Thoughts on Life, Art, Photography, Technology, Teaching and Travel…..
It is interesting to note that soon after the invention of the daguerreotype French history painter Paul Delaroche supposedly declared that PAINTING WAS DEAD! In some ways I suppose it was the beginning of the end for the art of painting – at least as a mode for representing external reality. Photography does this so much better, faster and cheaper. Some artists in the late 1800’s were very intimidated by photography yet some like Delacroix saw it as a new and powerful tool to help them make better paintings.
Some photographers like the Pictorialists tried to make photographs that emulated painting. These photos were soft focus, used genre themes and painterly. One thing is for certain…once photography was accepted in the mainstream of society we see painters (Impressionists especially) breaking away from representationalism and exploring more expressive and abstract realms in their art.
I find this interesting from….© Robert Leggat, 1999.
"Delaroche is particularly remembered for his much-quoted remark, on seeing the Daguerreotype, that "from today, painting is dead!" Though it makes an interesting story, the author has yet to find any evidence that Delaroche actually said this! He was, in fact, a leading advocate of photography, as the following observations, some of which come from his report to the French government, show:
"Daguerre’s process completely satisfies all the demands of art, carrying essential principles of art to such perfection that it must become a subject of observation and study even to the most accomplished painters."

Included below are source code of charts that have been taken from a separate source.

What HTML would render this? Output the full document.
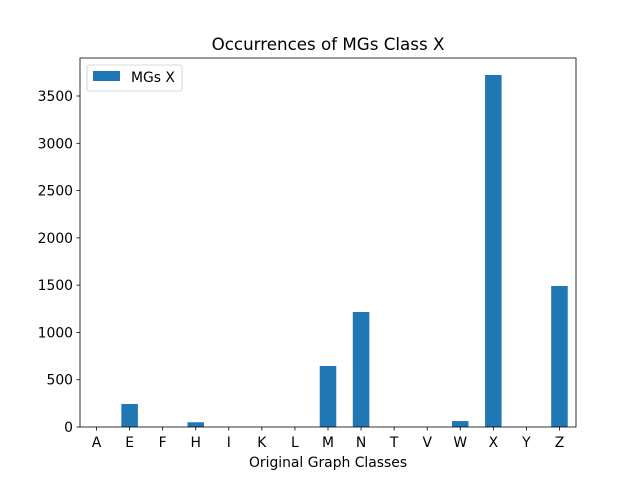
<!DOCTYPE html>
<html><head><meta charset="utf-8"><style>body{margin:0;background:#fff}svg{display:block;font-family:"DejaVu Sans","Liberation Sans",sans-serif}</style></head>
<body>
<svg id="chart" width="640" height="480"></svg>
<script>
const categories=["A","E","F","H","I","K","L","M","N","T","V","W","X","Y","Z"];
const values=[0,243,0,50,0,0,0,645,1216,0,0,63,3722,0,1491];
const yTicks=[0,500,1000,1500,2000,2500,3000,3500];
const L=80,R=576,T=58,B=427;
const NS="http://www.w3.org/2000/svg";
const svg=document.getElementById('chart');
const xs=i=>L+(i+0.5)*(R-L)/categories.length;
const ys=v=>B-v*(331/3500);
function mk(tag,attrs,parent){const e=document.createElementNS(NS,tag);for(const k in attrs)e.setAttribute(k,attrs[k]);(parent||svg).appendChild(e);return e;}
const bw=0.5*(R-L)/categories.length;
values.forEach((v,i)=>{const r=mk('rect',{x:xs(i)-bw/2,y:ys(v),width:bw,height:B-ys(v),fill:'#1f77b4'});

});
const frame=mk('rect',{x:L,y:T,width:R-L,height:B-T,fill:'none',stroke:'#000','stroke-width':0.8});


categories.forEach((c,i)=>{mk('line',{x1:xs(i),x2:xs(i),y1:B,y2:B+3.5,stroke:'#000','stroke-width':0.8});
const t=mk('text',{x:xs(i),y:B+20,'text-anchor':'middle','font-size':'13.9'});t.textContent=c;

});
yTicks.forEach(v=>{mk('line',{x1:L-3.5,x2:L,y1:ys(v),y2:ys(v),stroke:'#000','stroke-width':0.8});
const t=mk('text',{x:L-7,y:ys(v)+5,'text-anchor':'end','font-size':'13.9'});t.textContent=v;

});
const title=mk('text',{x:(L+R)/2,y:50,'text-anchor':'middle','font-size':'16.7'});title.textContent='Occurrences of MGs Class X';


const xt=mk('text',{x:(L+R)/2,y:467,'text-anchor':'middle','font-size':'13.9'});xt.textContent='Original Graph Classes';


const lg=mk('g',{});


mk('rect',{x:87,y:65,width:95,height:26,rx:2,fill:'#fff',stroke:'#ccc','stroke-width':0.8},lg);
mk('rect',{x:93,y:71,width:27,height:10,fill:'#1f77b4'},lg);
const lt=mk('text',{x:131,y:82,'font-size':'13.9'},lg);lt.textContent='MGs X';
</script>
</body></html>
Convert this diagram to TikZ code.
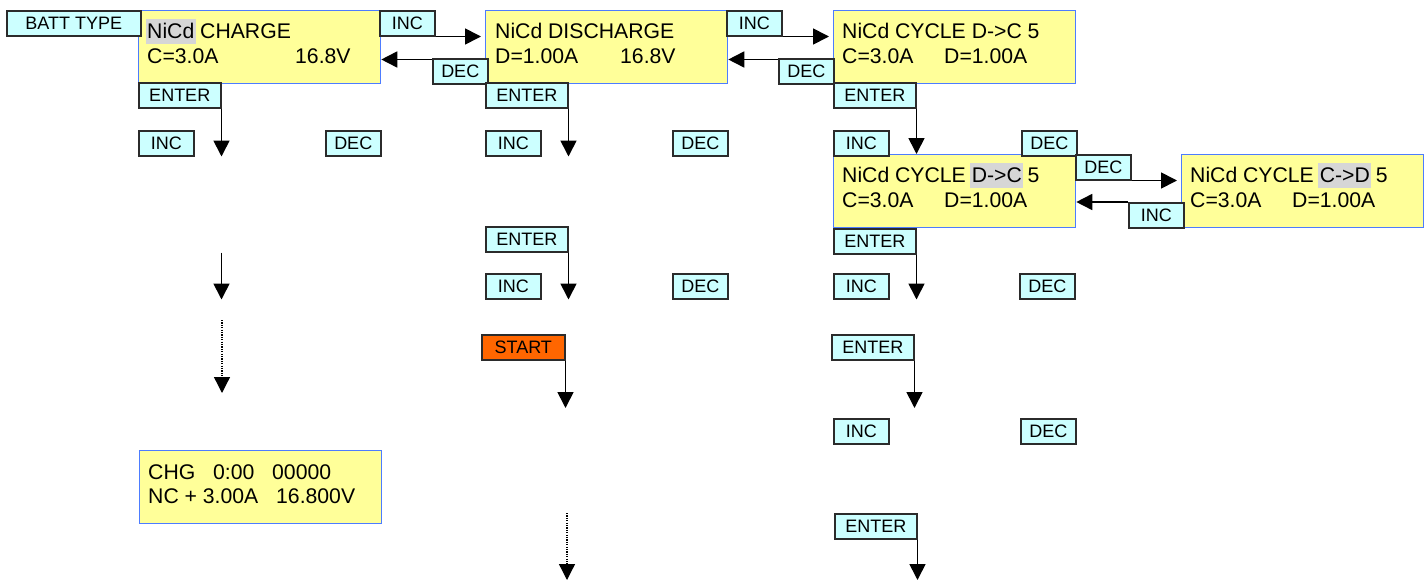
\documentclass[tikz,border=0pt]{standalone}
\usepackage{fontspec}
\setmainfont{Liberation Sans}
\usetikzlibrary{arrows.meta}
\definecolor{lcdfill}{HTML}{FFFF99}
\definecolor{lcdline}{HTML}{4D7CFF}
\definecolor{btnfill}{HTML}{CCFFFF}
\definecolor{btnline}{HTML}{2B2B2B}
\definecolor{startfill}{HTML}{FF6600}
\definecolor{hlgray}{HTML}{D6D6D6}
\newcommand\hlbox[1]{{\setlength\fboxsep{0pt}\kern-1.5pt\colorbox{hlgray}{\kern1.5pt\rule[-6pt]{0pt}{25pt}#1\kern1.5pt}\kern-1.5pt}}
\begin{document}
\begin{tikzpicture}[x=1pt,y=-1pt,
  lcd/.style={draw=lcdline, fill=lcdfill, line width=1.3pt, minimum width=242pt, minimum height=73pt, anchor=north west, inner sep=0pt},
  lcdtxt/.style={anchor=base west, inner sep=0pt, font=\fontsize{21.2}{24}\selectfont},
  btn/.style={draw=btnline, fill=btnfill, line width=1.5pt, font=\fontsize{18}{20}\selectfont, minimum height=25pt, inner sep=0pt, anchor=north west, text height=13pt, text depth=1pt},
  incbtn/.style={btn, minimum width=55pt},
  entbtn/.style={btn, minimum width=82pt},
  startbtn/.style={btn, minimum width=83pt, fill=startfill},
  arr/.style={line width=1.7pt, -{Triangle[length=16pt,width=16pt]}},
  darr/.style={line width=1.3pt, dash pattern=on 1.2pt off 1.2pt, -{Triangle[length=16pt,width=16pt]}}
]
\useasboundingbox (0,0) rectangle (1428,581);

% LCD screens
\node[lcd] (lcdA) at (138,10) {};
\node[lcd] (lcdB) at (485,10) {};
\node[lcd] (lcdC) at (833,10) {};
\node[lcd] (lcdC2) at (833,154) {};
\node[lcd] (lcdD) at (1181,154) {};
\node[lcd] (chg) at (139,450) {};

\node[lcdtxt] (tA1) at ([shift={(9,28)}]lcdA.north west) {\hlbox{NiCd} CHARGE};
\node[lcdtxt] (tA2) at ([shift={(9,53)}]lcdA.north west) {\makebox[148pt][l]{C=3.0A}16.8V};
\node[lcdtxt] (tB1) at ([shift={(10,28)}]lcdB.north west) {NiCd DISCHARGE};
\node[lcdtxt] (tB2) at ([shift={(10,53)}]lcdB.north west) {\makebox[125pt][l]{D=1.00A}16.8V};
\node[lcdtxt] (tC1) at ([shift={(9,28)}]lcdC.north west) {NiCd CYCLE D->C 5};
\node[lcdtxt] (tC2) at ([shift={(9,53)}]lcdC.north west) {\makebox[102pt][l]{C=3.0A}D=1.00A};
\node[lcdtxt] (tC21) at ([shift={(9,28)}]lcdC2.north west) {NiCd CYCLE \hlbox{D->C} 5};
\node[lcdtxt] (tC22) at ([shift={(9,53)}]lcdC2.north west) {\makebox[102pt][l]{C=3.0A}D=1.00A};
\node[lcdtxt] (tD1) at ([shift={(9,28)}]lcdD.north west) {NiCd CYCLE \hlbox{C->D} 5};
\node[lcdtxt] (tD2) at ([shift={(9,53)}]lcdD.north west) {\makebox[102pt][l]{C=3.0A}D=1.00A};
\node[lcdtxt] (tG1) at ([shift={(9,29)}]chg.north west) {\makebox[65pt][l]{CHG}\makebox[59pt][l]{0:00}00000};
\node[lcdtxt] (tG2) at ([shift={(9,53)}]chg.north west) {\makebox[128pt][l]{NC + 3.00A}16.800V};

% buttons
\node[btn, minimum width=134pt] (batt) at (6,10) {BATT TYPE};
\node[incbtn] (incA) at (379,10) {INC};
\node[incbtn] (decA) at (432,58) {DEC};
\node[entbtn] (entA) at (138,82) {ENTER};
\node[incbtn] (incA2) at (138,130) {INC};
\node[incbtn] (decA2) at (325,130) {DEC};

\node[incbtn] (incB) at (726,10) {INC};
\node[incbtn] (decB) at (778,58) {DEC};
\node[entbtn] (entB) at (485,82) {ENTER};
\node[incbtn] (incB2) at (485,130) {INC};
\node[incbtn] (decB2) at (672,130) {DEC};
\node[entbtn] (entB2) at (485,226) {ENTER};
\node[incbtn] (incB3) at (485,273) {INC};
\node[incbtn] (decB3) at (672,273) {DEC};
\node[startbtn] (start) at (481,334) {START};

\node[entbtn] (entC) at (833,82) {ENTER};
\node[incbtn] (incC2) at (833,130) {INC};
\node[incbtn] (decC2) at (1021,130) {DEC};
\node[incbtn] (decC3) at (1075,154) {DEC};
\node[incbtn] (incD) at (1128,202) {INC};
\node[entbtn] (entC3) at (833,228) {ENTER};
\node[incbtn] (incC4) at (833,273) {INC};
\node[incbtn] (decC4) at (1019,273) {DEC};
\node[entbtn] (entC4) at (831,334) {ENTER};
\node[incbtn] (incC5) at (833,418) {INC};
\node[incbtn] (decC5) at (1020,418) {DEC};
\node[entbtn] (entC5) at (834,513) {ENTER};

% horizontal arrows
\draw[arr, shorten >=4pt] (incA.south east) -- (incA.south east -| lcdB.west);
\coordinate (dA) at ([yshift=-1.5pt]decA.north west);
\draw[arr] (dA) -- (dA -| lcdA.east);
\draw[arr, shorten >=4pt] (incB.south east) -- (incB.south east -| lcdC.west);
\coordinate (dB) at ([yshift=-1.5pt]decB.north west);
\draw[arr] (dB) -- (dB -| lcdB.east);
\draw[arr, shorten >=4pt] (decC3.south east) -- (decC3.south east -| lcdD.west);
\draw[arr] (incD.north west) -- (incD.north west -| lcdC2.east);

% vertical arrows
\draw[arr] (entA.south east) -- (entA.south east |- incA2.south);
\draw[arr] (entA.south east |- entB2.south) -- (entA.south east |- incB3.south);
\coordinate (dotA1) at (222,320);
\coordinate (dotA2) at (222,393);
\draw[darr] (dotA1) -- (dotA2);

\draw[arr] (entB.south east) -- (entB.south east |- incB2.south);
\draw[arr] (entB2.south east) -- (entB2.south east |- incB3.south);
\coordinate (stEnd) at (564,408);
\draw[arr] (start.south east) -- (start.south east |- stEnd);
\coordinate (dotB1) at (567,513);
\coordinate (dotB2) at (567,580);
\draw[darr] (dotB1) -- (dotB2);

\draw[arr] (entC.south east) -- (entC.south east |- lcdC2.north);
\draw[arr] (entC3.south east) -- (entC3.south east |- incC4.south);
\coordinate (c4End) at (911,408);
\draw[arr] (entC4.south east) -- (entC4.south east |- c4End);
\coordinate (c5End) at (916,580);
\draw[arr] (entC5.south east) -- (entC5.south east |- c5End);
\end{tikzpicture}
\end{document}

"The painter will discover in this process an easy means of collecting studies which he could otherwise only have obtained over a long period of time, laboriously and in a much less perfect way, no matter how talented he might be."
There is no doubt that the invention of Photography had a profound effect on the direction of art and the artists themselves.
I see the innovation of digital technology as having had a similar effect to the analog processes over the past 15 years. I can’t even imagine what photography is going to be like in 10 years considering how incredibly fast technology is evolving and impacting the photographic industry.
Analog or traditional film based photography is not dead and may even be enjoying a resurgence among the more fine art photo community however…there is no doubt it will never be a major player in the commercial industry again. At least that’s my opinion.